Longley Park is a public park within the City of Sheffield, South Yorkshire, England. The park lies between the suburbs of Longley and Firth Park, 4 km north of the city centre. It covers an area of just under 52 acres (21 hectares) and is the third largest public park in Sheffield.

==Geography==
The main entrance to the park lies on Crowder Road at although there are several other entrances around the perimeter. It is roughly triangular in shape and is bordered by Elm Lane, Longley Lane, Barnsley Road and Crowder Road. The park has a rolling landscape with hills and valleys, there are numerous copses of old trees. The Bagley Dike rises in a valley in the park and flows on the surface for a short distance before going underground via a man made culvert built in the 1930s to keep the dike away from the old open air swimming pool.

==History==
Longley Park was officially opened in 1929, it was created by Sheffield City Council to serve the newly built Longley housing estate. The park was established on mostly undeveloped farming land and signs of the hedge boundaries of the ancient field system can still be seen. Crowder House, a large country house which dated back to the 14th century, was the only dwelling on the land which was to become the park and this was demolished to make way for the new estate and park.

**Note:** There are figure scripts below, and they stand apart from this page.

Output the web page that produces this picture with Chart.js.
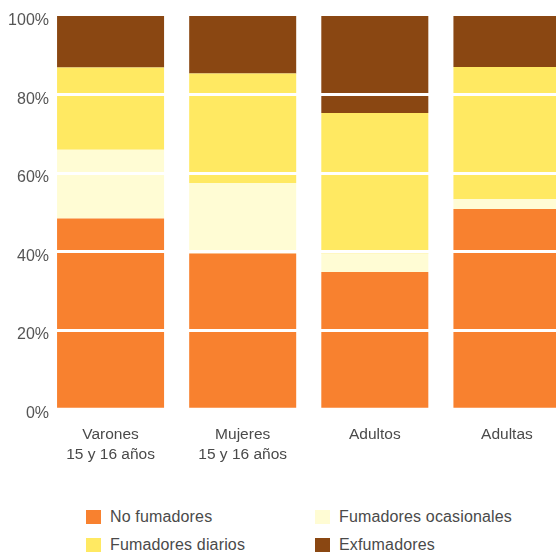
<!DOCTYPE html>
<html>
<head>
<meta charset="utf-8">
<script src="https://cdn.jsdelivr.net/npm/chart.js@4/dist/chart.umd.min.js"></script>
<style>
  html, body { margin: 0; padding: 0; background: #fff; overflow: hidden; width: 556px; height: 553px; }
  #wrap { position: relative; width: 556px; height: 553px; }
  #tabacoChart { position: absolute; left: 0; top: 0; }
  #legend { position: absolute; left: 86px; top: 503px; display: grid; grid-template-columns: 229px 229px; grid-auto-rows: 28px;
            font-family: "Liberation Sans", Arial, sans-serif; font-size: 16px; color: #4a4a4a; letter-spacing: 0.15px; }
  #legend .item { display: flex; align-items: center; }
  #legend .box { width: 15px; height: 14px; margin-right: 9px; }
</style>
</head>
<body>
<div id="wrap">
  <canvas id="tabacoChart" width="573" height="490"></canvas>
  <div id="legend"></div>
</div>
<script>
const categorias = [['Varones', '15 y 16 años'], ['Mujeres', '15 y 16 años'], 'Adultos', 'Adultas'];
const noFumadores = [48.5, 39.6, 34.9, 50.9];
const ocasionales = [17.5, 17.9, 4.7, 2.5];
const diarios = [20.9, 27.9, 35.7, 33.6];
const exfumadores = [13.1, 14.6, 24.7, 13.0];
const yTicks = [0, 20, 40, 60, 80, 100];

const ctx = document.getElementById('tabacoChart').getContext('2d');
const data = {
    labels: categorias,
    datasets: [{
        label: 'No fumadores',
        data: noFumadores,
        backgroundColor: '#F8812F'
    },
        {
            label: 'Fumadores ocasionales',
            data: ocasionales,
            backgroundColor: '#FFFCD4'
        },
        {
            label: 'Fumadores diarios',
            data: diarios,
            backgroundColor: '#FFE962'
        },
        {
            label: 'Exfumadores',
            data: exfumadores,
            backgroundColor: '#8A4712'
        }
    ]
};

const myChart = new Chart(ctx, {
    type: 'bar',
    data: data,
    options: {
        responsive: false,
        animation: false,
        layout: { padding: { top: 16, right: 0, bottom: 10.5, left: 0 } },
        datasets: { bar: { categoryPercentage: 1, barPercentage: 0.81, borderWidth: 0 } },
        plugins: {
            legend: { display: false },
            tooltip: { enabled: false }
        },
        scales: {
            x: {
                stacked: true,
                grid: { display: false, drawTicks: false },
                border: { display: false },
                ticks: {
                    padding: 15,
                    color: '#4a4a4a',
                    font: { family: '"Liberation Sans", Arial, sans-serif', size: 15.5, lineHeight: 1.3 }
                }
            },
            y: {
                stacked: true,
                min: 0,
                max: 100,
                afterFit: function (scale) { scale.width = 44.5; },
                afterBuildTicks: function (scale) { scale.ticks = yTicks.map(v => ({ value: v })); },
                grid: {
                    z: 1,
                    drawTicks: false,
                    lineWidth: 3,
                    color: c => (c.tick && (c.tick.value === 0 || c.tick.value === 100)) ? 'rgba(0,0,0,0)' : '#ffffff'
                },
                border: { display: false },
                ticks: {
                    mirror: true,
                    crossAlign: 'far',
                    padding: -36.4,
                    color: '#555555',
                    font: { family: '"Liberation Sans", Arial, sans-serif', size: 16, lineHeight: 0.56 },
                    callback: v => ['', v + '%']
                }
            }
        }
    }
});

// html legend from the chart's own legend items
const legendBox = document.getElementById('legend');
const items = myChart.options.plugins.legend.labels.generateLabels(myChart);
items.forEach(it => {
    const el = document.createElement('div');
    el.className = 'item';
    const box = document.createElement('span');
    box.className = 'box';
    box.style.background = it.fillStyle;
    const txt = document.createElement('span');
    txt.textContent = it.text;
    el.appendChild(box);
    el.appendChild(txt);
    legendBox.appendChild(el);
});
</script>
</body>
</html>
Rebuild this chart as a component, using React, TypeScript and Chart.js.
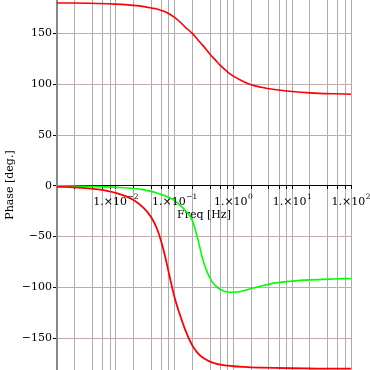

The early 1930s saw the park undergo development of its facilities, with a sports pavilion, two football pitches, bowling green, six tennis courts and toilets being built . Much of the labour for this work was provided by the long term unemployed of the Great Depression who had used up their unemployment insurance. On 3 September 1938, a 125-foot (38-metre) by 40-foot (12-metre) outdoor swimming pool was opened in the park along with a 90-foot (27-metre) by 30-foot (9-metre) children's paddling pool. The pools, which were to become the parks major attractions for many years to come, were paid for by local businessman G.H. Lawrence, a razor blade manufacturer. During World War II part of the park was turned into allotments to allow local people to grow their own food. In the 1960s, a nine-hole pitch and putt golf course was constructed in the park along with a putting green.

==Present day==
In the 1980s the park suffered from vandalism with many of the facilities suffering damage and becoming rundown, the open air swimming pool was closed in 1987 and eventually filled in by the council after being extensively damaged by stolen cars being crashed into it. The golf course closed in the 1980s along with the putting green.

===Redevelopment===
The park has been redeveloped in recent years along with the nearby Parson Cross and Colley Parks as part of the Three Parks Programme. New facilities include play areas for toddlers and older children (officially opened by the Lord Mayor in February 2006), and a replanting programme has replaced some of the park's aging trees and shrubs. The park has had new drainage installed to prevent problems with boggy areas, and new footpaths have been laid which are suitable for wheelchairs. The pavilion has been rebuilt and is now run and looked after by the park's bowling club. The tennis courts are no longer used and a car park has been built at the main entrance on Crowder Road on part of the old courts. Another area of the courts has been converted for basketball use. A new seating and picnic area has been constructed near the playgrounds and the whole area around the pavilion has new lighting. Two bowling greens are still in use, and there is one full size football pitch and two five-a-side football pitches.